In Larry McMurtry’s splendid Crazy Horse, the author does something really smart, he measures what Crazy Horse means to his people and to us as Americans.  Little is known about Crazy Horse, despite the iconic presence he is.  McMurtry does not indulge any speculative history; rather than this, he carefully crafts an enigmatic and towering definition of who Crazy Horse became in history’s wider lens.  Instead of perpetuating the myth-writ-large, McMurtry, with the skill of a surgeon, explains our complicated history with the legacy of this odd man.  I’ve always admired McMurtry’s writing and while I was never much interested in Western things before or Texas so much, Lonesome Dove changed all of that for me and I became a rabid fan of Mr. McMurtry’s novels.
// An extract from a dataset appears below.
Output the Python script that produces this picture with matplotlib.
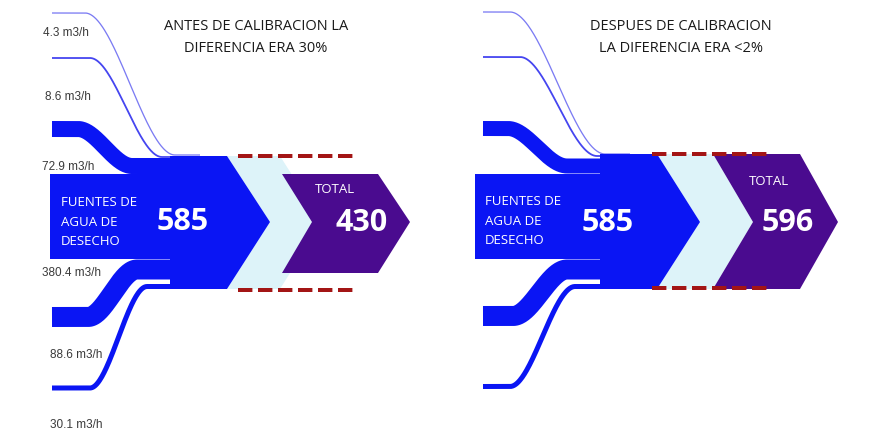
import matplotlib
matplotlib.use('Agg')
import matplotlib.pyplot as plt
import numpy as np
from matplotlib.patches import Polygon

# datos del diagrama
stream_values = [4.3, 8.6, 72.9, 380.4, 88.6, 30.1]
stream_labels = [f'{v} m3/h' for v in stream_values]
source_name = ['FUENTES DE', 'AGUA DE', 'DESECHO']
source_total = 585
measured_totals = [430, 596]
panel_titles = [['ANTES DE CALIBRACION LA', 'DIFERENCIA ERA 30%'],
                ['DESPUES DE CALIBRACION', 'LA DIFERENCIA ERA <2%']]

BLUE = '#0a15f4'
PURPLE = '#4a0b8f'
CYAN = '#ddf3f9'
RED = '#a31515'

W, H = 883, 439
fig = plt.figure(figsize=(W / 100, H / 100), dpi=100)
ax = fig.add_axes([0, 0, 1, 1])
ax.set_xlim(0, W)
ax.set_ylim(H, 0)
ax.axis('off')

PX = 72 / 100  # pixel -> points


def stream(x0, x1, y0, xa, xb, y1, width, color):
    # curva en S entre dos niveles
    xs = np.linspace(x0, x1, 200)
    t = np.clip((xs - xa) / (xb - xa), 0, 1)
    s = t * t * (3 - 2 * t)
    ys = y0 + (y1 - y0) * s
    ax.plot(xs, ys, color=color, lw=width * PX, solid_capstyle='butt', zorder=2)


# disposicion de cada panel
panels = [
    dict(x0=52, x1=200,
         streams=[(14, 85, 175, 156, 1.3, '#7b7bf3'),
                  (59, 90, 162, 158, 1.8, '#4545f0'),
                  (130, 78, 132, 167, 16, BLUE),
                  (318, 88, 137, 270.5, 20, BLUE),
                  (389, 90, 147, 287.5, 5, BLUE)],
         body=[(50, 175), (170, 175), (170, 157), (227, 157), (270, 223), (227, 290),
               (170, 290), (170, 260), (50, 260)],
         cyan=[(227, 157), (280, 157), (322, 223), (280, 290), (227, 290), (270, 223)],
         total=[(282, 175), (378, 175), (410, 223), (378, 274), (282, 274), (312, 223)],
         dash=(238, 357, 157, 291),
         title=(256, 26, 49),
         name=(61, [203, 223, 242]),
         num=(183, 222),
         total_lbl=(335, 190),
         total_num=(362, 223)),
    dict(x0=483, x1=630,
         streams=[(13, 510, 605, 155, 1.3, '#7b7bf3'),
                  (58, 520, 597, 157, 1.8, '#4545f0'),
                  (129.5, 508, 567, 167, 15, BLUE),
                  (317, 513, 567, 270.5, 20, BLUE),
                  (387.5, 510, 575, 287.5, 5, BLUE)],
         body=[(475, 175), (600, 175), (600, 155), (657, 155), (700, 223), (657, 290),
               (600, 290), (600, 260), (475, 260)],
         cyan=[(657, 155), (713, 155), (753, 223), (713, 290), (657, 290), (700, 223)],
         total=[(713, 155), (800, 155), (838, 223), (800, 290), (713, 290), (753, 223)],
         dash=(652, 770, 155, 289),
         title=(681, 26, 49),
         name=(485, [202, 222, 241]),
         num=(608, 223),
         total_lbl=(769, 182),
         total_num=(788, 223)),
]

for p, total, title in zip(panels, measured_totals, panel_titles):
    for y0, xa, xb, y1, w, c in p['streams']:
        stream(p['x0'], p['x1'], y0, xa, xb, y1, w, c)
    ax.add_patch(Polygon(p['cyan'], closed=True, fc=CYAN, ec='none', zorder=1))
    ax.add_patch(Polygon(p['body'], closed=True, fc=BLUE, ec='none', zorder=3))
    ax.add_patch(Polygon(p['total'], closed=True, fc=PURPLE, ec='none', zorder=3))
    xd0, xd1, yt, yb = p['dash']
    for yy in (yt, yb):
        ax.plot([xd0, xd1], [yy, yy], color=RED, lw=4 * PX, dashes=(3.6, 1.4), zorder=4)

    tx, ty1, ty2 = p['title']
    ax.text(tx, ty1, title[0], ha='center', va='center', fontsize=10.5,
            family='Open Sans', color='#1a1a1a')
    ax.text(tx, ty2, title[1], ha='center', va='center', fontsize=10.5,
            family='Open Sans', color='#1a1a1a')

    nx, nys = p['name']
    for line, ny in zip(source_name, nys):
        ax.text(nx, ny, line, ha='left', va='center', fontsize=9.5,
                family='Open Sans', color='white', zorder=5)
    ax.text(*p['num'], str(source_total), ha='center', va='center', fontsize=22,
            family='Open Sans', weight='bold', color='white', zorder=5)
    ax.text(*p['total_lbl'], 'TOTAL', ha='center', va='center', fontsize=9.5,
            family='Open Sans', color='white', zorder=5)
    ax.text(*p['total_num'], str(total), ha='center', va='center', fontsize=22,
            family='Open Sans', weight='bold', color='white', zorder=5)

# etiquetas de caudal (solo panel izquierdo)
label_pos = [(43, 33), (45, 97), (42, 167), (42, 273), (50, 355), (50, 425)]
for txt, (lx, ly) in zip(stream_labels, label_pos):
    ax.text(lx, ly, txt, ha='left', va='center', fontsize=8.5,
            family='Liberation Sans', color='#3a3a3a', zorder=6)

fig.savefig('out.png', dpi=100)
One of my aims in making these meditations on Crazy Horse is not to convince you I know a lot about Native American History or Native Americans.  I don’t.  I am a white guy who is fascinated by the problematic history and wanderings of one iconic Native American, Crazy Horse.  He was an odd man who was not very comfortable as a leader, or a member of a tribe, or even as a man.  He was a seeker of spirits, of nature, which are pretty much the same thing in this particular body of work.  Do I feel a kinship with him?  Not really.  He was at heart a loner, happy out wandering in nature, hunting deer, elk and buffalo, sleeping in caves and under the stars.  I am an admirer of his courage and otherworldliness.  I feel greatly for those who will only be like themselves.